To do: Restate the listing below word for word, omitting any images.

--- Start Information supplied ---

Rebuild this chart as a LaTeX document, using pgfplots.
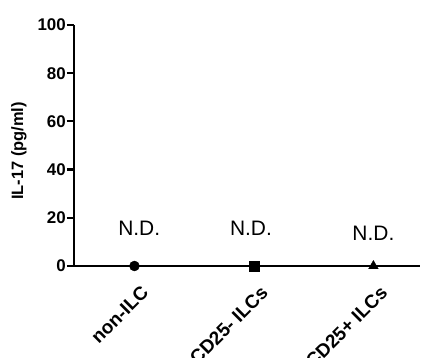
\documentclass[border=0pt]{standalone}
\usepackage{pgfplots}
\pgfplotsset{compat=1.18}
\usepackage{fontspec}
\setmainfont{Liberation Sans}
\begin{document}
\begin{tikzpicture}
\path[use as bounding box] (0,0) rectangle (425bp,358bp);
\begin{axis}[
  at={(74bp,92bp)}, anchor=south west,
  scale only axis, width=346bp, height=241bp,
  xmin=-0.506, xmax=2.39, ymin=0, ymax=100,
  axis x line*=bottom, axis y line*=left,
  axis line style={line width=2.2bp},
  ytick={0,20,40,60,80,100},
  xtick={0,1,2},
  xticklabels={non-ILC, CD25- ILCs, CD25+ ILCs},
  x tick style={draw=none},
  y tick style={line width=2.2bp, black},
  tick align=outside,
  major tick length=7bp,
  /pgf/number format/assume math mode=true,
  yticklabel style={font=\fontsize{17}{20}\selectfont\bfseries, inner sep=1bp},
  xticklabel style={font=\fontsize{19}{20}\selectfont\bfseries, rotate=45, anchor=east, inner sep=0pt, xshift=-4bp, yshift=-19bp},
  ylabel={IL-17 (pg/ml)},
  every axis y label/.style={at={(axis description cs:-0.159,0.477)}, rotate=90, anchor=center, font=\fontsize{16.5}{20}\selectfont\bfseries},
  clip=false,
]
\addplot[only marks, mark=*, mark size=5bp, black] coordinates {(0,0)};
\addplot[only marks, mark=square*, mark size=5bp, black] coordinates {(1,0)};
\addplot[only marks, mark=triangle*, mark size=5.5bp, black] coordinates {(2,0)};
\node[font=\fontsize{21}{24}\selectfont] at (axis cs:0.04,15.8) {N.D.};
\node[font=\fontsize{21}{24}\selectfont] at (axis cs:0.975,15.8) {N.D.};
\node[font=\fontsize{21}{24}\selectfont] at (axis cs:2.0,13.7) {N.D.};
\end{axis}
\end{tikzpicture}
\end{document}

--- End Information supplied ---

Solution to this problem:
Rebuild this chart as a LaTeX document, using pgfplots.
\documentclass[border=0pt]{standalone}
\usepackage{pgfplots}
\pgfplotsset{compat=1.18}
\usepackage{fontspec}
\setmainfont{Liberation Sans}
\begin{document}
\begin{tikzpicture}
\path[use as bounding box] (0,0) rectangle (425bp,358bp);
\begin{axis}[
  at={(74bp,92bp)}, anchor=south west,
  scale only axis, width=346bp, height=241bp,
  xmin=-0.506, xmax=2.39, ymin=0, ymax=100,
  axis x line*=bottom, axis y line*=left,
  axis line style={line width=2.2bp},
  ytick={0,20,40,60,80,100},
  xtick={0,1,2},
  xticklabels={non-ILC, CD25- ILCs, CD25+ ILCs},
  x tick style={draw=none},
  y tick style={line width=2.2bp, black},
  tick align=outside,
  major tick length=7bp,
  /pgf/number format/assume math mode=true,
  yticklabel style={font=\fontsize{17}{20}\selectfont\bfseries, inner sep=1bp},
  xticklabel style={font=\fontsize{19}{20}\selectfont\bfseries, rotate=45, anchor=east, inner sep=0pt, xshift=-4bp, yshift=-19bp},
  ylabel={IL-17 (pg/ml)},
  every axis y label/.style={at={(axis description cs:-0.159,0.477)}, rotate=90, anchor=center, font=\fontsize{16.5}{20}\selectfont\bfseries},
  clip=false,
]
\addplot[only marks, mark=*, mark size=5bp, black] coordinates {(0,0)};
\addplot[only marks, mark=square*, mark size=5bp, black] coordinates {(1,0)};
\addplot[only marks, mark=triangle*, mark size=5.5bp, black] coordinates {(2,0)};
\node[font=\fontsize{21}{24}\selectfont] at (axis cs:0.04,15.8) {N.D.};
\node[font=\fontsize{21}{24}\selectfont] at (axis cs:0.975,15.8) {N.D.};
\node[font=\fontsize{21}{24}\selectfont] at (axis cs:2.0,13.7) {N.D.};
\end{axis}
\end{tikzpicture}
\end{document}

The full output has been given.